The panelists made up of safety officials, media managers and journalists made the call at a session to commemorate the 2024 UNESCO International Day to End Impunity for Crime Against Journalists (IDEI)
Organised by the Media Centre for Promotion of Safety Awareness (MCPoSA), the event was to arouse public consciousness of the need for journalists’ safety.
It was held at the Lagos Chamber of commerce and Industry (LCCI) Alausa Ikeja Lagos.
The theme of the event was “Safety of Journalists in Crises/Emergencies and Role of Risk Assessment in Safety”.
Contributing, the Executive Director, Safety Advocacy and Empowerment Foundation, Mr Jamiu Badmos, described safety as a conscious effort geared toward the elimination of seen and unforeseen circumstances that could lead to human causality and property damage.
Badmos decried the near inhuman workplaces and situations journalists worked in; and tasked media owners and authorities to collaborate to institute a safety regulatory framework to ensure journalists’ safety and welfare.
“Most times newsmen are exposed to war zones, inferno, and other crisis-ridden areas in the cause of the duty.
“Therefore every measure should not be speared in ensuring they are protected and good welfare package such as life insurance policy accorded them for the benefit of their dependents in the case of lost of life,” he said.
Mr Silver Okereke, a journalist, urged journalists to maintain a joint account with their spouses to enable the dependents access to the person’s savings.
Okereke, who was among journalists kidnapped in Abia in 2010, narrated his ordeal with kidnappers in the forest for eight days with barely any food and said that journalists should approach everyday routine carefully to return home safely.
He noted that, his days with the kidnappers made him to made him let his wife access to his account and subscribed to an insurance policy that could safeguard the future of his children in case of any eventuality that could make him not come back.
The Convener of the programme, Dr Chineye Amaechi, said that, the plight of journalists especially those reporting wars at various theatres of conflicts in the world should be of concern to the leaders.

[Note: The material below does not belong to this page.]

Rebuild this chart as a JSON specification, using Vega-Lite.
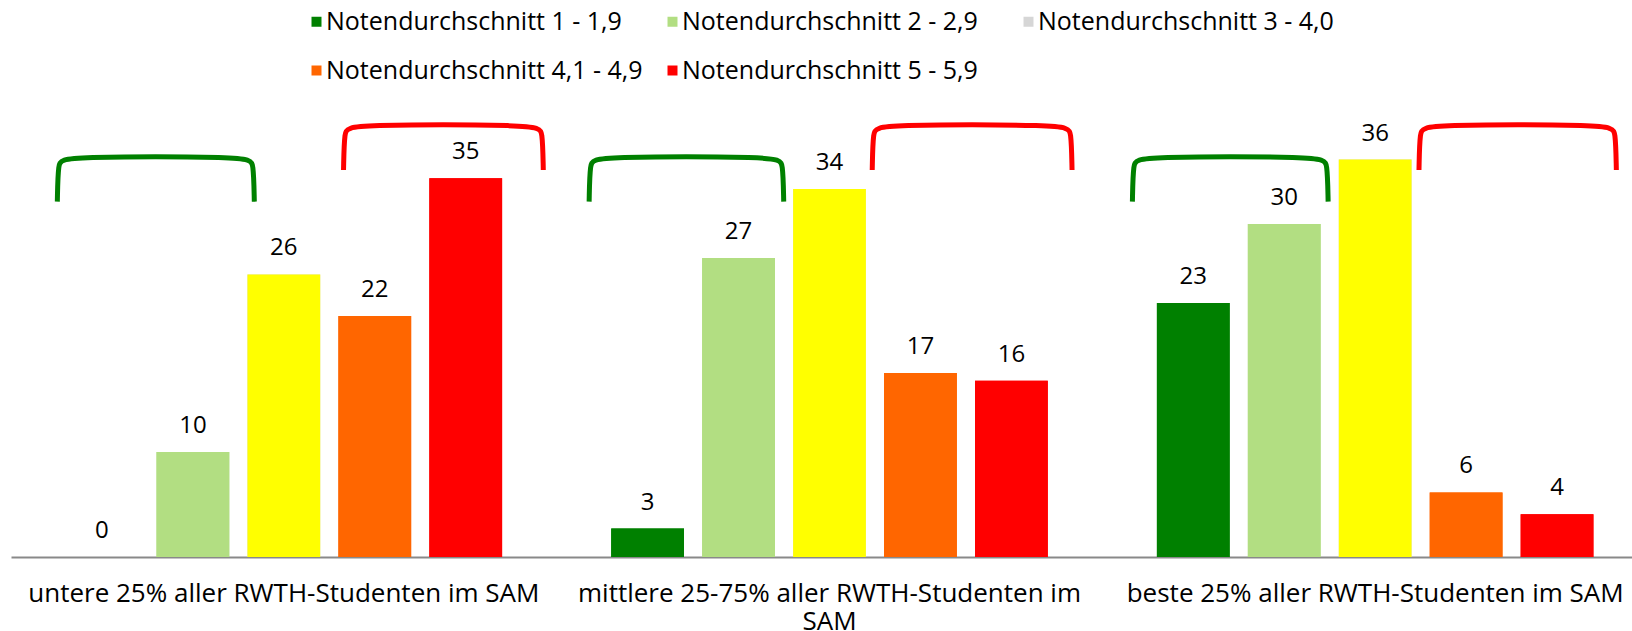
{
  "$schema": "https://vega.github.io/schema/vega-lite/v6.json",
  "width": 1621,
  "height": 438,
  "autosize": {"type": "none"},
  "padding": {"left": 11, "top": 119, "right": 0, "bottom": 74},
  "config": {"font": "Open Sans", "view": {"stroke": null}},
  "datasets": {
    "bars": [
      {"gruppe": "untere 25% aller RWTH-Studenten im SAM", "note": "Notendurchschnitt 1 - 1,9", "wert": 0},
      {"gruppe": "untere 25% aller RWTH-Studenten im SAM", "note": "Notendurchschnitt 2 - 2,9", "wert": 9.6},
      {"gruppe": "untere 25% aller RWTH-Studenten im SAM", "note": "Notendurchschnitt 3 - 4,0", "wert": 25.8},
      {"gruppe": "untere 25% aller RWTH-Studenten im SAM", "note": "Notendurchschnitt 4,1 - 4,9", "wert": 22.0},
      {"gruppe": "untere 25% aller RWTH-Studenten im SAM", "note": "Notendurchschnitt 5 - 5,9", "wert": 34.6},
      {"gruppe": "mittlere 25-75% aller RWTH-Studenten im SAM", "note": "Notendurchschnitt 1 - 1,9", "wert": 2.6},
      {"gruppe": "mittlere 25-75% aller RWTH-Studenten im SAM", "note": "Notendurchschnitt 2 - 2,9", "wert": 27.3},
      {"gruppe": "mittlere 25-75% aller RWTH-Studenten im SAM", "note": "Notendurchschnitt 3 - 4,0", "wert": 33.6},
      {"gruppe": "mittlere 25-75% aller RWTH-Studenten im SAM", "note": "Notendurchschnitt 4,1 - 4,9", "wert": 16.8},
      {"gruppe": "mittlere 25-75% aller RWTH-Studenten im SAM", "note": "Notendurchschnitt 5 - 5,9", "wert": 16.1},
      {"gruppe": "beste 25% aller RWTH-Studenten im SAM", "note": "Notendurchschnitt 1 - 1,9", "wert": 23.2},
      {"gruppe": "beste 25% aller RWTH-Studenten im SAM", "note": "Notendurchschnitt 2 - 2,9", "wert": 30.4},
      {"gruppe": "beste 25% aller RWTH-Studenten im SAM", "note": "Notendurchschnitt 3 - 4,0", "wert": 36.3},
      {"gruppe": "beste 25% aller RWTH-Studenten im SAM", "note": "Notendurchschnitt 4,1 - 4,9", "wert": 5.9},
      {"gruppe": "beste 25% aller RWTH-Studenten im SAM", "note": "Notendurchschnitt 5 - 5,9", "wert": 3.9}
    ],
    "klammern": [
      {"klammer": "g1", "art": "gut", "pos": 0.0849, "hoehe": 32.45},
      {"klammer": "g1", "art": "gut", "pos": 0.0864, "hoehe": 36.06},
      {"klammer": "g1", "art": "gut", "pos": 0.0949, "hoehe": 36.56},
      {"klammer": "g1", "art": "gut", "pos": 0.4359, "hoehe": 36.56},
      {"klammer": "g1", "art": "gut", "pos": 0.4444, "hoehe": 36.06},
      {"klammer": "g1", "art": "gut", "pos": 0.4459, "hoehe": 32.45},
      {"klammer": "r1", "art": "schlecht", "pos": 0.6094, "hoehe": 35.34},
      {"klammer": "r1", "art": "schlecht", "pos": 0.6109, "hoehe": 38.98},
      {"klammer": "r1", "art": "schlecht", "pos": 0.6194, "hoehe": 39.48},
      {"klammer": "r1", "art": "schlecht", "pos": 0.9655, "hoehe": 39.48},
      {"klammer": "r1", "art": "schlecht", "pos": 0.9740, "hoehe": 38.98},
      {"klammer": "r1", "art": "schlecht", "pos": 0.9755, "hoehe": 35.34},
      {"klammer": "g2", "art": "gut", "pos": 1.0595, "hoehe": 32.45},
      {"klammer": "g2", "art": "gut", "pos": 1.0610, "hoehe": 36.06},
      {"klammer": "g2", "art": "gut", "pos": 1.0695, "hoehe": 36.56},
      {"klammer": "g2", "art": "gut", "pos": 1.4061, "hoehe": 36.56},
      {"klammer": "g2", "art": "gut", "pos": 1.4146, "hoehe": 36.06},
      {"klammer": "g2", "art": "gut", "pos": 1.4161, "hoehe": 32.45},
      {"klammer": "r2", "art": "schlecht", "pos": 1.5783, "hoehe": 35.34},
      {"klammer": "r2", "art": "schlecht", "pos": 1.5798, "hoehe": 38.98},
      {"klammer": "r2", "art": "schlecht", "pos": 1.5883, "hoehe": 39.48},
      {"klammer": "r2", "art": "schlecht", "pos": 1.9345, "hoehe": 39.48},
      {"klammer": "r2", "art": "schlecht", "pos": 1.9430, "hoehe": 38.98},
      {"klammer": "r2", "art": "schlecht", "pos": 1.9445, "hoehe": 35.34},
      {"klammer": "g3", "art": "gut", "pos": 2.0551, "hoehe": 32.45},
      {"klammer": "g3", "art": "gut", "pos": 2.0566, "hoehe": 36.06},
      {"klammer": "g3", "art": "gut", "pos": 2.0651, "hoehe": 36.56},
      {"klammer": "g3", "art": "gut", "pos": 2.4038, "hoehe": 36.56},
      {"klammer": "g3", "art": "gut", "pos": 2.4123, "hoehe": 36.06},
      {"klammer": "g3", "art": "gut", "pos": 2.4138, "hoehe": 32.45},
      {"klammer": "r3", "art": "schlecht", "pos": 2.5803, "hoehe": 35.34},
      {"klammer": "r3", "art": "schlecht", "pos": 2.5818, "hoehe": 38.98},
      {"klammer": "r3", "art": "schlecht", "pos": 2.5903, "hoehe": 39.48},
      {"klammer": "r3", "art": "schlecht", "pos": 2.9320, "hoehe": 39.48},
      {"klammer": "r3", "art": "schlecht", "pos": 2.9405, "hoehe": 38.98},
      {"klammer": "r3", "art": "schlecht", "pos": 2.9420, "hoehe": 35.34}
    ]
  },
  "layer": [
    {
      "data": {"name": "bars"},
      "encoding": {
        "x": {
          "field": "gruppe", "type": "nominal", "sort": null,
          "scale": {"range": [0, 1637], "paddingInner": 0, "paddingOuter": 0},
          "axis": {
            "title": null, "ticks": false, "labelAngle": 0, "labelFontSize": 26,
            "labelColor": "#000000", "labelPadding": 23, "labelLimit": 700,
            "labelOverlap": false, "labelBound": false, "labelLineHeight": 28,
            "domainColor": "#898989", "domainWidth": 2,
            "labelExpr": "datum.label == 'mittlere 25-75% aller RWTH-Studenten im SAM' ? ['mittlere 25-75% aller RWTH-Studenten im', 'SAM'] : datum.label"
          }
        },
        "xOffset": {
          "field": "note", "type": "nominal", "sort": null,
          "scale": {"paddingInner": 0.2, "paddingOuter": 0.6}
        },
        "y": {
          "field": "wert", "type": "quantitative",
          "scale": {"domain": [0, 40], "nice": false, "zero": true},
          "axis": null
        }
      },
      "layer": [
        {
          "mark": {"type": "bar"},
          "encoding": {
            "fill": {
              "field": "note", "type": "nominal", "sort": null,
              "scale": {
                "domain": ["Notendurchschnitt 1 - 1,9", "Notendurchschnitt 2 - 2,9", "Notendurchschnitt 3 - 4,0", "Notendurchschnitt 4,1 - 4,9", "Notendurchschnitt 5 - 5,9"],
                "range": ["#008000", "#b2de82", "#d6d6d6", "#ff6600", "#ff0000"]
              },
              "legend": {
                "title": null, "orient": "none", "legendX": 293, "legendY": -110,
                "columns": 3, "direction": "horizontal", "gridAlign": "all",
                "labelFontSize": 25, "labelColor": "#000000", "labelLimit": 500,
                "symbolType": "square", "symbolSize": 100, "symbolStrokeWidth": 0,
                "labelOffset": -3, "columnPadding": 17, "rowPadding": 23
              }
            }
          }
        },
        {
          "mark": {"type": "bar"},
          "encoding": {
            "color": {
              "field": "note", "type": "nominal", "sort": null,
              "scale": {
                "domain": ["Notendurchschnitt 1 - 1,9", "Notendurchschnitt 2 - 2,9", "Notendurchschnitt 3 - 4,0", "Notendurchschnitt 4,1 - 4,9", "Notendurchschnitt 5 - 5,9"],
                "range": ["#008000", "#b2de82", "#ffff00", "#ff6600", "#ff0000"]
              },
              "legend": null
            }
          }
        },
        {
          "mark": {"type": "text", "baseline": "alphabetic", "dy": -19, "fontSize": 24, "color": "#000000"},
          "encoding": {
            "text": {"field": "wert", "type": "quantitative", "format": ".0f"}
          }
        }
      ]
    },
    {
      "data": {"name": "klammern"},
      "mark": {"type": "line", "interpolate": "basis", "strokeWidth": 5, "strokeCap": "butt"},
      "encoding": {
        "x": {"field": "pos", "type": "quantitative", "scale": {"domain": [0, 3], "range": [0, 1637], "nice": false, "zero": false}, "axis": null},
        "y": {"field": "hoehe", "type": "quantitative", "scale": {"domain": [0, 40], "nice": false, "zero": true}, "axis": null},
        "detail": {"field": "klammer", "type": "nominal"},
        "stroke": {"field": "art", "type": "nominal", "scale": {"domain": ["gut", "schlecht"], "range": ["#008000", "#ff0000"]}, "legend": null}
      }
    }
  ],
  "resolve": {"scale": {"x": "independent"}}
}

Amaechi, a former journalist with the Champion Newspaper, regretted the petry package paid to journalists as salary which she said most times not paid, called on the media owners to improve the bond package to enable journalist meet their obligations.
She called on the media practitioners to first be their protector by ensuring the were mentally alert to latent insecurity indicators within their sphere of operations.
NAN reports that, the IDEI was set aside after the kidnap and subsequently murder of two French journalists in 2013 in Mali.